Segeln:Herrmann kollidiert mit Fischerboot

Herrmann vor Vendée-Globe-Krönung

Erlebte nach 50 000 Kilometern voller Entbehrungen auf den Weltmeeren ein Unglück kurz vor dem Ziel: Boris Herrmann, 39.

(Foto: Boris Herrmann/dpa)

Der deutsche Segler liegt bei der Vendee Globe kurz vor dem Ziel auf Podestkurs, als ihm der Unfall geschieht. Er bleibt unverletzt.

Der Hamburger Segler Boris Herrmann ist beim Segel-Showdown um seinen historischen Podestplatz bei der Vendee Globe kurz vor dem Ziel mit einem Fischerboot kollidiert. Der 39-Jährige blieb unverletzt, verlor aber viel Zeit - die Schäden an seinem Boot ließen nur eine deutlich geringere Geschwindigkeit zu. Herrmann war bis zuletzt klar auf Podiumskurs bei der Regatta. Theoretisch wäre auch der Sieg noch möglich gewesen, diese Chance war nach dem Zwischenfall, der sich knapp 90 Seemeilen vor dem Ziel ereignete, dahin. Zuvor hatte der Franzose Charlie Dalin am Mittwochabend als Erster das Ziel vor Les Sables-d'Olonne erreicht. Ob der 36-Jährige, der 80 Tage und 6:15,47 Stunden benötigte, auch über den Sieg bei der Regatta einmal um die Welt jubeln darf, steht aber aufgrund von anzurechnenden Zeitbonifikationen bei drei Kontrahenten, darunter auch Herrmann, noch nicht fest.

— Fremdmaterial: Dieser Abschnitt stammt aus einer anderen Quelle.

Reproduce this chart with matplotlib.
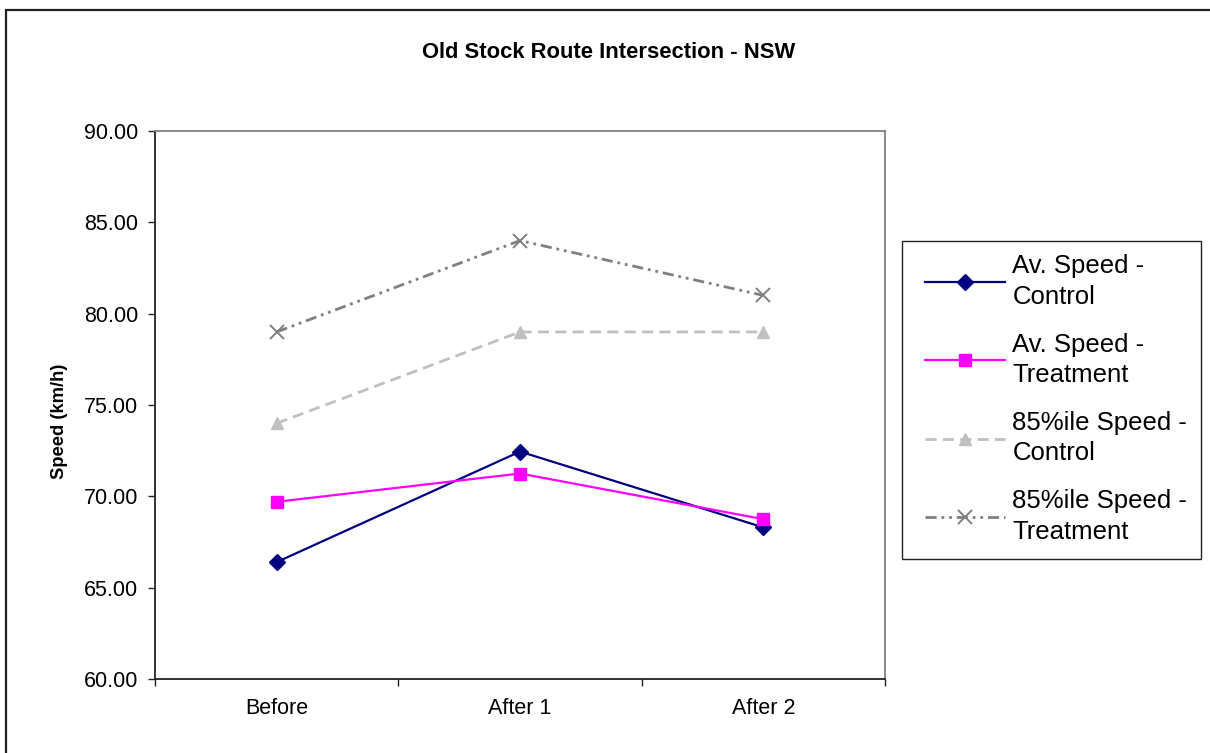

Nach 50 000 Kilometern voller Entbehrungen auf den Weltmeeren, nach einem Kampf gegen die Einsamkeit und mit Wetterkapriolen sollten Nuancen über den Sieg und die Spitzenplätze des prestigeträchtigen Rennens entscheiden. Herrmann (6:00 Stunden) sowie den Franzosen Yannick Bestaven (10:15) und Jean Le Cam (16:15) standen womöglich ausschlaggebende Zeitbonifikationen für die Rettungsaktion des schiffbrüchigen Kevin Escoffier zu. Dies hätte Herrmann in eine ausgezeichnete Position versetzt. Bei den Hochrechnungen schien alles auf Bestaven als Sieger hinauszulaufen. "Um ehrlich zu sein wir wissen noch nicht, wer gewinnt", sagte der 2013-Sieger Francois Gabart am Mittag: "Jede Minute zählt." Nur ein "wirklich verrückter" Hollywood-Produzent hätte sich dieses Szenario ausdenken können. Von Stunde zu Stunde wuchs die Spannung. Auch Klimaaktivistin Greta Thunberg, die von Herrmann 2019 über den Atlantik nach New York gebracht worden war, verfolgte das Finale. "Ein wahrer Held" sei Herrmann, schrieb die 18-Jährige bei Twitter.

Herrmann, für den die Regatta unabhängig von der Platzierung und dem Drama kurz vor Schluss ein Riesenerfolg war, ging aufgeregt in die finalen Stunden der größten Herausforderung seines Lebens. "Es ist aufregender, als ich es will oder brauche", sagte er: "Ich bin wie ein Kind an Weihnachten. Ich weiß nicht, ob ich jemals so aufgeregt gewesen bin." Die Spitze hatte für den finalen Abschnitt des Rennens unterschiedliche Routen gewählt. Herrmann folgte dem führenden Dalin auf seinem östlichen Weg, während unter anderem Bestaven auf die Winde weiter im Norden setzte und von Zwischenzeit zu Zwischenzeit der Spitze näher kam. "Die Würfel sind gefallen, die Karten liegen auf dem Tisch", sagte Herrmann schon am Dienstagabend, er könne nun nicht mehr allzu viel am Ausgang ändern: "Ich habe mein Bestes gegeben und bin zufrieden, wo wir stehen." Er fieberte dem Ende des langen Rennens entgegen, nicht allein getragen von der Aussicht auf eine starke Platzierung. "Einige Freunde und meine Frau sind bereits in Les Sables-d'Olonne", sagte Herrmann, der sich auch unheimlich auf seine kleine Tochter freut. Nach einer Vendee Globe, bei der er noch mehr als erwartet an seine Grenzen gehen musste.